_INFORMATION SHOWN:_

%%

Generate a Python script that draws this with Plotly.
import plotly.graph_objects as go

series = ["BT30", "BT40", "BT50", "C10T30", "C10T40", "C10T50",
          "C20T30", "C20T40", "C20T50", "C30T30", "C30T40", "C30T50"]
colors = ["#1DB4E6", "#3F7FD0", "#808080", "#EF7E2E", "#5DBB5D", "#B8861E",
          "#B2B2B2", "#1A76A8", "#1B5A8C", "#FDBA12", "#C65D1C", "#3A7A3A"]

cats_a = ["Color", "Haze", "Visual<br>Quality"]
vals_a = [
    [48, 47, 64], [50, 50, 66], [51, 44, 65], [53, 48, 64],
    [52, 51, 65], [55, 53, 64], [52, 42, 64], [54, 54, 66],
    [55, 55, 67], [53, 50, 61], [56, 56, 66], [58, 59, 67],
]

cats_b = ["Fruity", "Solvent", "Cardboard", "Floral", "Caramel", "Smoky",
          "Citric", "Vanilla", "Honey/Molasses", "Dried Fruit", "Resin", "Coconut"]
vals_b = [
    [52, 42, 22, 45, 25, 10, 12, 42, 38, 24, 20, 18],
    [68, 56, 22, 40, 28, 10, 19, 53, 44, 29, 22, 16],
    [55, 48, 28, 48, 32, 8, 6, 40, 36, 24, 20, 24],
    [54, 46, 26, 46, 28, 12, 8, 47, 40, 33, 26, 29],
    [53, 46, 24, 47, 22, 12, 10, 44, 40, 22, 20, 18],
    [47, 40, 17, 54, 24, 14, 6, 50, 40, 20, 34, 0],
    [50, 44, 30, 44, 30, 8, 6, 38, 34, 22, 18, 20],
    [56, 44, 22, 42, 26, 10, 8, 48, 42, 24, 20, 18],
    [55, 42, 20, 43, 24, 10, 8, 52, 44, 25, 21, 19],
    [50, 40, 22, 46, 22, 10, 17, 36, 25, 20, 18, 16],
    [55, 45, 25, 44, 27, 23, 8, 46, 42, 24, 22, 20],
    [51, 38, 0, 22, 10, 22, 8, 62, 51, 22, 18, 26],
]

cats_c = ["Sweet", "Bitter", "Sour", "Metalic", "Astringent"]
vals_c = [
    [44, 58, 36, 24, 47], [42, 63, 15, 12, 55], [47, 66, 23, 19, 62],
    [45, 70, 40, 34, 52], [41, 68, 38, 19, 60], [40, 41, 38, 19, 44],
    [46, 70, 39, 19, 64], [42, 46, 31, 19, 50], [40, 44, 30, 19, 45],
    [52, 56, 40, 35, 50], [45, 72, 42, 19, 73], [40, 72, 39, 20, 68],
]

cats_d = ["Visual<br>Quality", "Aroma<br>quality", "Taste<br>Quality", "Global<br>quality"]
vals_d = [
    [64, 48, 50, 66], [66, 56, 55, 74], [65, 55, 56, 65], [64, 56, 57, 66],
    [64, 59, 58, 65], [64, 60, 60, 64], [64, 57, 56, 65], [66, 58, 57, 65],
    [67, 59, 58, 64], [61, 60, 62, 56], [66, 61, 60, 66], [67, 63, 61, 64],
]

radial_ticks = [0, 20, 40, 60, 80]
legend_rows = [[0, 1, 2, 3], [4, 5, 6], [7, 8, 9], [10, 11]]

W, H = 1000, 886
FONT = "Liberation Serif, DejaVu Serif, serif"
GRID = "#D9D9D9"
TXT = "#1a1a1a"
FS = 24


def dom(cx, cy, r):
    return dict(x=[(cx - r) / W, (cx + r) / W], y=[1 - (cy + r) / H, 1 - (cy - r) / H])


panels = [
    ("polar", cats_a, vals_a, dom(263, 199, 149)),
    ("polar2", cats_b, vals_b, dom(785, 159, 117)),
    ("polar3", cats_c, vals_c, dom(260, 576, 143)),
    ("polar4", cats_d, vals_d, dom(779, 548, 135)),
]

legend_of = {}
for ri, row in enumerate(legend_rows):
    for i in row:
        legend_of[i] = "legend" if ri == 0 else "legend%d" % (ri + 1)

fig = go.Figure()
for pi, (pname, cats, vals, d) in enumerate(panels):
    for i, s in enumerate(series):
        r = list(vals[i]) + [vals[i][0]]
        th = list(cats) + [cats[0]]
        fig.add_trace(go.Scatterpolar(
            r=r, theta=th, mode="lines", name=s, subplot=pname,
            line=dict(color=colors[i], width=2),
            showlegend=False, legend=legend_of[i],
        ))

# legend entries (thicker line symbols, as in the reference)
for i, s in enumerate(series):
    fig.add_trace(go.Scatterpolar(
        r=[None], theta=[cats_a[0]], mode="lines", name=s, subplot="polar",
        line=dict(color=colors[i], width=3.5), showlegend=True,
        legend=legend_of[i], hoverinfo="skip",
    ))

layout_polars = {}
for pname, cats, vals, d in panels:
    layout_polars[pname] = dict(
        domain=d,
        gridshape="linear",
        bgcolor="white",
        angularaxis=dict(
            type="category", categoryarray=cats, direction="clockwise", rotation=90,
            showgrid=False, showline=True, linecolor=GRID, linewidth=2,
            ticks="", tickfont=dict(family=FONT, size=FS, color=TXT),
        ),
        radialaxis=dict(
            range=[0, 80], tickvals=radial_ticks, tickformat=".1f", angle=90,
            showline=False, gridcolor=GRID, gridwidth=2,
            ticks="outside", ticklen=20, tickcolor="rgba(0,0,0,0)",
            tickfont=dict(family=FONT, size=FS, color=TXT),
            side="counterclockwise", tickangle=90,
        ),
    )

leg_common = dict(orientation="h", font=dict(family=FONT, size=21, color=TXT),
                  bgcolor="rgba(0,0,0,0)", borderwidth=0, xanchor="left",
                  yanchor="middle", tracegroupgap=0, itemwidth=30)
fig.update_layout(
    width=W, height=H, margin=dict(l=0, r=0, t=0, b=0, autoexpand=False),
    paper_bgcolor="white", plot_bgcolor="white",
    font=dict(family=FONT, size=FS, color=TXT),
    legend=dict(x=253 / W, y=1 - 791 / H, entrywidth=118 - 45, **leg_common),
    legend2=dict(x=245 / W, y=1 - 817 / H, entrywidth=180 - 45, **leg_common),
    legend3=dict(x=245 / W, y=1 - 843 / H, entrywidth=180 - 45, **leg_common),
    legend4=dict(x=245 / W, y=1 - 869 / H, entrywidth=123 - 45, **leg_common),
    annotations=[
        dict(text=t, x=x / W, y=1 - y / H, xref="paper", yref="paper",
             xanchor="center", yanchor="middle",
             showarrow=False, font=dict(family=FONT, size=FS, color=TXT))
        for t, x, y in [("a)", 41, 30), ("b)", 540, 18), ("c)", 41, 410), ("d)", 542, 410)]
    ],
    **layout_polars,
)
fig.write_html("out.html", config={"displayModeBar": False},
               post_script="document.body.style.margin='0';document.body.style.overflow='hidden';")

%%

Make an exact copy of every line in the data.

Generate a Python script that draws this with Plotly.
import plotly.graph_objects as go

series = ["BT30", "BT40", "BT50", "C10T30", "C10T40", "C10T50",
          "C20T30", "C20T40", "C20T50", "C30T30", "C30T40", "C30T50"]
colors = ["#1DB4E6", "#3F7FD0", "#808080", "#EF7E2E", "#5DBB5D", "#B8861E",
          "#B2B2B2", "#1A76A8", "#1B5A8C", "#FDBA12", "#C65D1C", "#3A7A3A"]

cats_a = ["Color", "Haze", "Visual<br>Quality"]
vals_a = [
    [48, 47, 64], [50, 50, 66], [51, 44, 65], [53, 48, 64],
    [52, 51, 65], [55, 53, 64], [52, 42, 64], [54, 54, 66],
    [55, 55, 67], [53, 50, 61], [56, 56, 66], [58, 59, 67],
]

cats_b = ["Fruity", "Solvent", "Cardboard", "Floral", "Caramel", "Smoky",
          "Citric", "Vanilla", "Honey/Molasses", "Dried Fruit", "Resin", "Coconut"]
vals_b = [
    [52, 42, 22, 45, 25, 10, 12, 42, 38, 24, 20, 18],
    [68, 56, 22, 40, 28, 10, 19, 53, 44, 29, 22, 16],
    [55, 48, 28, 48, 32, 8, 6, 40, 36, 24, 20, 24],
    [54, 46, 26, 46, 28, 12, 8, 47, 40, 33, 26, 29],
    [53, 46, 24, 47, 22, 12, 10, 44, 40, 22, 20, 18],
    [47, 40, 17, 54, 24, 14, 6, 50, 40, 20, 34, 0],
    [50, 44, 30, 44, 30, 8, 6, 38, 34, 22, 18, 20],
    [56, 44, 22, 42, 26, 10, 8, 48, 42, 24, 20, 18],
    [55, 42, 20, 43, 24, 10, 8, 52, 44, 25, 21, 19],
    [50, 40, 22, 46, 22, 10, 17, 36, 25, 20, 18, 16],
    [55, 45, 25, 44, 27, 23, 8, 46, 42, 24, 22, 20],
    [51, 38, 0, 22, 10, 22, 8, 62, 51, 22, 18, 26],
]

cats_c = ["Sweet", "Bitter", "Sour", "Metalic", "Astringent"]
vals_c = [
    [44, 58, 36, 24, 47], [42, 63, 15, 12, 55], [47, 66, 23, 19, 62],
    [45, 70, 40, 34, 52], [41, 68, 38, 19, 60], [40, 41, 38, 19, 44],
    [46, 70, 39, 19, 64], [42, 46, 31, 19, 50], [40, 44, 30, 19, 45],
    [52, 56, 40, 35, 50], [45, 72, 42, 19, 73], [40, 72, 39, 20, 68],
]

cats_d = ["Visual<br>Quality", "Aroma<br>quality", "Taste<br>Quality", "Global<br>quality"]
vals_d = [
    [64, 48, 50, 66], [66, 56, 55, 74], [65, 55, 56, 65], [64, 56, 57, 66],
    [64, 59, 58, 65], [64, 60, 60, 64], [64, 57, 56, 65], [66, 58, 57, 65],
    [67, 59, 58, 64], [61, 60, 62, 56], [66, 61, 60, 66], [67, 63, 61, 64],
]

radial_ticks = [0, 20, 40, 60, 80]
legend_rows = [[0, 1, 2, 3], [4, 5, 6], [7, 8, 9], [10, 11]]

W, H = 1000, 886
FONT = "Liberation Serif, DejaVu Serif, serif"
GRID = "#D9D9D9"
TXT = "#1a1a1a"
FS = 24


def dom(cx, cy, r):
    return dict(x=[(cx - r) / W, (cx + r) / W], y=[1 - (cy + r) / H, 1 - (cy - r) / H])


panels = [
    ("polar", cats_a, vals_a, dom(263, 199, 149)),
    ("polar2", cats_b, vals_b, dom(785, 159, 117)),
    ("polar3", cats_c, vals_c, dom(260, 576, 143)),
    ("polar4", cats_d, vals_d, dom(779, 548, 135)),
]

legend_of = {}
for ri, row in enumerate(legend_rows):
    for i in row:
        legend_of[i] = "legend" if ri == 0 else "legend%d" % (ri + 1)

fig = go.Figure()
for pi, (pname, cats, vals, d) in enumerate(panels):
    for i, s in enumerate(series):
        r = list(vals[i]) + [vals[i][0]]
        th = list(cats) + [cats[0]]
        fig.add_trace(go.Scatterpolar(
            r=r, theta=th, mode="lines", name=s, subplot=pname,
            line=dict(color=colors[i], width=2),
            showlegend=False, legend=legend_of[i],
        ))

# legend entries (thicker line symbols, as in the reference)
for i, s in enumerate(series):
    fig.add_trace(go.Scatterpolar(
        r=[None], theta=[cats_a[0]], mode="lines", name=s, subplot="polar",
        line=dict(color=colors[i], width=3.5), showlegend=True,
        legend=legend_of[i], hoverinfo="skip",
    ))

layout_polars = {}
for pname, cats, vals, d in panels:
    layout_polars[pname] = dict(
        domain=d,
        gridshape="linear",
        bgcolor="white",
        angularaxis=dict(
            type="category", categoryarray=cats, direction="clockwise", rotation=90,
            showgrid=False, showline=True, linecolor=GRID, linewidth=2,
            ticks="", tickfont=dict(family=FONT, size=FS, color=TXT),
        ),
        radialaxis=dict(
            range=[0, 80], tickvals=radial_ticks, tickformat=".1f", angle=90,
            showline=False, gridcolor=GRID, gridwidth=2,
            ticks="outside", ticklen=20, tickcolor="rgba(0,0,0,0)",
            tickfont=dict(family=FONT, size=FS, color=TXT),
            side="counterclockwise", tickangle=90,
        ),
    )

leg_common = dict(orientation="h", font=dict(family=FONT, size=21, color=TXT),
                  bgcolor="rgba(0,0,0,0)", borderwidth=0, xanchor="left",
                  yanchor="middle", tracegroupgap=0, itemwidth=30)
fig.update_layout(
    width=W, height=H, margin=dict(l=0, r=0, t=0, b=0, autoexpand=False),
    paper_bgcolor="white", plot_bgcolor="white",
    font=dict(family=FONT, size=FS, color=TXT),
    legend=dict(x=253 / W, y=1 - 791 / H, entrywidth=118 - 45, **leg_common),
    legend2=dict(x=245 / W, y=1 - 817 / H, entrywidth=180 - 45, **leg_common),
    legend3=dict(x=245 / W, y=1 - 843 / H, entrywidth=180 - 45, **leg_common),
    legend4=dict(x=245 / W, y=1 - 869 / H, entrywidth=123 - 45, **leg_common),
    annotations=[
        dict(text=t, x=x / W, y=1 - y / H, xref="paper", yref="paper",
             xanchor="center", yanchor="middle",
             showarrow=False, font=dict(family=FONT, size=FS, color=TXT))
        for t, x, y in [("a)", 41, 30), ("b)", 540, 18), ("c)", 41, 410), ("d)", 542, 410)]
    ],
    **layout_polars,
)
fig.write_html("out.html", config={"displayModeBar": False},
               post_script="document.body.style.margin='0';document.body.style.overflow='hidden';")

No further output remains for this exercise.